What to produce
Compile every line that includes the word "matplotlib".
--- Start of Provided data ---
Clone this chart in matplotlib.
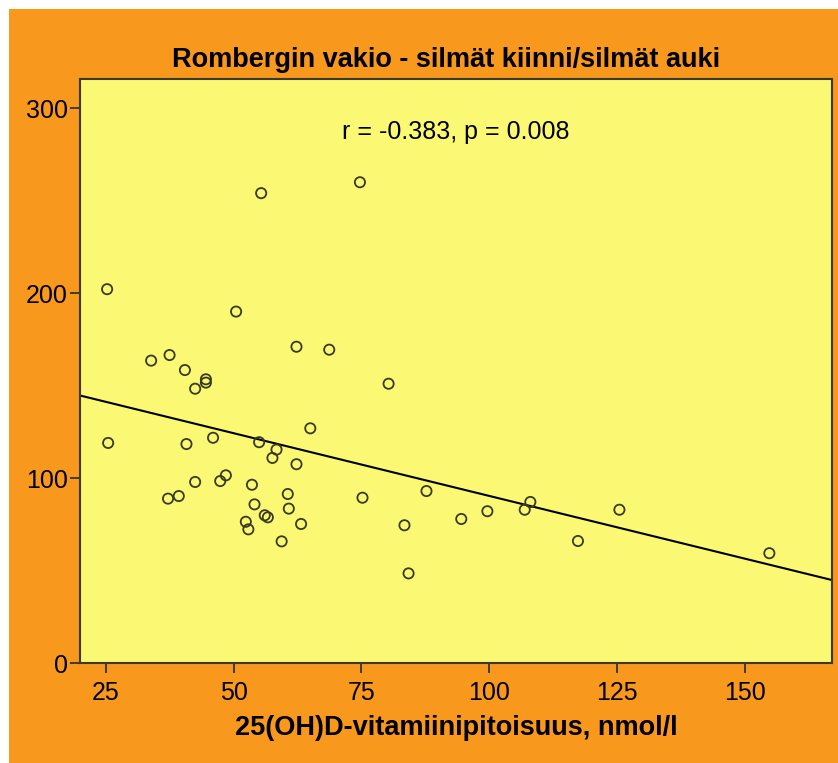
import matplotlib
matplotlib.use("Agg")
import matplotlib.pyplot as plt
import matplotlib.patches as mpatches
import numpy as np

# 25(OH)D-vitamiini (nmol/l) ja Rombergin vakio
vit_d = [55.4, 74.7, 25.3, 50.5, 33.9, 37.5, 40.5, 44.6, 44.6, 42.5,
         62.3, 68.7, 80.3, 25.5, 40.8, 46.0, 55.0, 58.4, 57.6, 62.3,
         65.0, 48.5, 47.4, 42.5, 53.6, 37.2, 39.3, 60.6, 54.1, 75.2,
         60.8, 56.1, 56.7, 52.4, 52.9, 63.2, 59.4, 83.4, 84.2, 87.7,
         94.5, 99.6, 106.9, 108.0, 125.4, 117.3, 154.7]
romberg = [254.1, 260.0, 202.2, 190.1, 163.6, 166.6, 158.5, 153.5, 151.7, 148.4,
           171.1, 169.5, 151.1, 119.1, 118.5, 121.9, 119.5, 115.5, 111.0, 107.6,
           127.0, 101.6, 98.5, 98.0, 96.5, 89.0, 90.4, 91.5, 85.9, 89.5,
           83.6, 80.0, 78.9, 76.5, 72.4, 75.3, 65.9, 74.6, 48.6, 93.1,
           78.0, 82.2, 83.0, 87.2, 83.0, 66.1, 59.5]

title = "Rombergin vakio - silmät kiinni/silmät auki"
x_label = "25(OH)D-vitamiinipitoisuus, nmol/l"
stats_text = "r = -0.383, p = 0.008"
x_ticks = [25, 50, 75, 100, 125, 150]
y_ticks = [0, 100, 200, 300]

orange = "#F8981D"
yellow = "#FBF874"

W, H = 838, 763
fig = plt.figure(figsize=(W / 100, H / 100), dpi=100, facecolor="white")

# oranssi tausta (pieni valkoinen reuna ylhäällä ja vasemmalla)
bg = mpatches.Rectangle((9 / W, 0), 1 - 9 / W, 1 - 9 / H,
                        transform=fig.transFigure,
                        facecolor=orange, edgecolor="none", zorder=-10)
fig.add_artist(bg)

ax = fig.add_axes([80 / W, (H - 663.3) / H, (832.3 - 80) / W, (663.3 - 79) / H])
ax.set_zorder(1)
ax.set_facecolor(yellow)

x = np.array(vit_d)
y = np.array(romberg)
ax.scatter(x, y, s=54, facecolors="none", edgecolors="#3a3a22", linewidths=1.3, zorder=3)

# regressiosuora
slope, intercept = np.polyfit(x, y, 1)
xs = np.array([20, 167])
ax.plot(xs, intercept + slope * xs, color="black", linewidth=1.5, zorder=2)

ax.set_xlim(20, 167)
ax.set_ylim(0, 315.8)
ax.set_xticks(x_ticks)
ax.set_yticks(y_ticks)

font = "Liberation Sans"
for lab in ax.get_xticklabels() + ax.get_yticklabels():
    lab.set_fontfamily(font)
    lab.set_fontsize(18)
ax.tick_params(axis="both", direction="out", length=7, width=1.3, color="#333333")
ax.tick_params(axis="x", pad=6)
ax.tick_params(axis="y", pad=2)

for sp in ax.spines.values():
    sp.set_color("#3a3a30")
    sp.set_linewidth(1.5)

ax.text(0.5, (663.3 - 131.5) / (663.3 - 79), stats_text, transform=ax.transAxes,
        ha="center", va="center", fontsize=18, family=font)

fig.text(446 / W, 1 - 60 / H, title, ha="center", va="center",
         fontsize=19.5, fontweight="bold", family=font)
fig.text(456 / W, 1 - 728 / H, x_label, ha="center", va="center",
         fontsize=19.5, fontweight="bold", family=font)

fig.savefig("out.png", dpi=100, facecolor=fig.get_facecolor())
--- End of Provided data ---
Reply to the exercise
Clone this chart in matplotlib.
import matplotlib
matplotlib.use("Agg")
import matplotlib.pyplot as plt
import matplotlib.patches as mpatches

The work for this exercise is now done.